I'm still not convinced he was really an actor, but rather a freakish exhibitionist who could be exploited effectively by a resourceful director. (Yeah, I suppose you could say that about a lot of actors...)
Yeah, like Kinski
In "Paths of Glory", he was relatively subdued, and his restrained face carried him thru many of the scenes where he normally would've been sketchy at best. But in so many other films he was in, he was so obviously out of control in his own little reality, that it was downright scary. I find it interesting that Kubrik, the control freak, loved his work, and it may have been that Carey was so intensely his own person that Stanley appreciated that kind truth to oneself. No one will ever be like him, that's for sure.
I can't think of another human being, alive or dead, who could have been able to fit so well with both Kubrick and Cassavetes, as well as providing an excellent cameo in "D.C. Cab."
And while we're on the subject, let us not forget the most insane labor of love in the history of film, Carey's directorial debut The World's Greatest Sinner
I just watched Crime Wave, directed by Andre de Toth, with both Sterling Hayden and T.C., it's a pretty safe bet that Kubrick saw the film and cast both of them as a result in The Killing (not to mention borrowed some of its tone).

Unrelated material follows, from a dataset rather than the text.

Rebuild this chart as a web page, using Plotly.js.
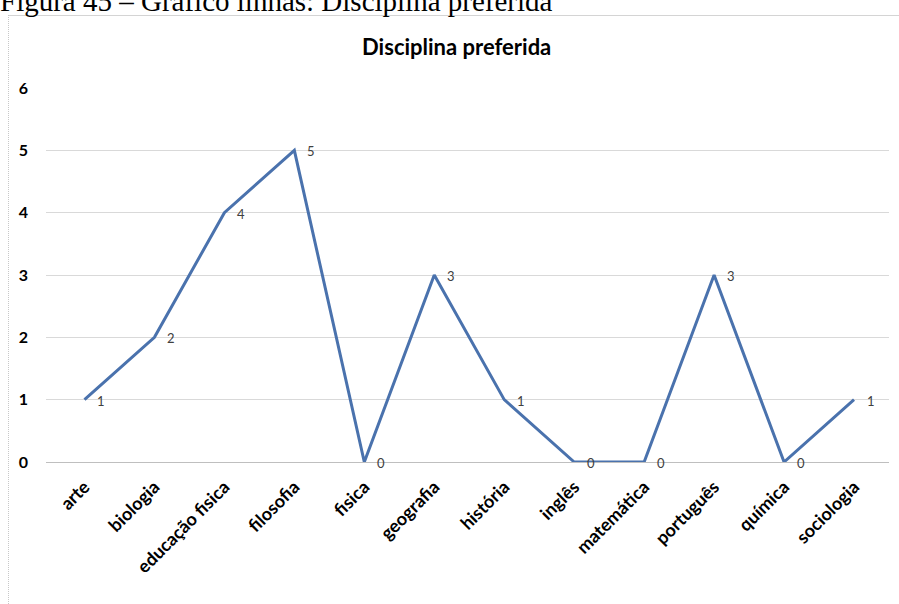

Carey was always interesting, always scarey. Zappa was hired to score World's greatest sinner in 1962?!?Had Carey taken the part in Res Dogs, somebody would have died--Carey, Lawrence Tierney or Tarantino.James B Harris (speaking of Kubrick) put Carey in Fast Walking, which is a pretty amazing picture, with one stunning drug speech by the late Tim McIntire
Just as a footnote, Carey and Joe Turkel (the bartender in The Shining) played together in The Killing, Paths of Glory and then The Boy and the Pirates (1960), a kiddie fantasy concocted by Bert I. Gordon ("Mr. B.I.G."). Carey's fairly restrained as a pirate who spends most of his screen time laughing heartily at unfunny jokes. Turkel plays a tiny genie, complete with upended, pointy-toed genie shoes. The star of The Boy and the Pirates was 12-year-old Charles Herbert, who crashed and burned as a drug addict but eventually got clean in 2005, with help from Paul (Donna Reed Show) Peterson's child star rehab facility, A Minor Consideration.
I thought he was great in "Head". "Atta Boy, Mike!"
I too saw him in "Crime Wave" a few weeks ago and he was great. "Crime Wave" itself is a film noir that I had never heard of much less saw. Great film noir, shot entirely on the streets of Los Angeles. Don't forget to listen to James Ellroy's commentary. It's fantastic. He probably was as crazy as Carey.
Being a "filmnoirfanatic" I really enjoyed, actor Timothy Carey (TC) performances in DeToth's "Crime Wave" and Kubrick's "The Killing."His screen time wasn't long, but "memorable." I too, enjoyed listening to authors James Ellroy and Eddie Muller's commentaries on the dvd "Crime Wave"..."Funny!"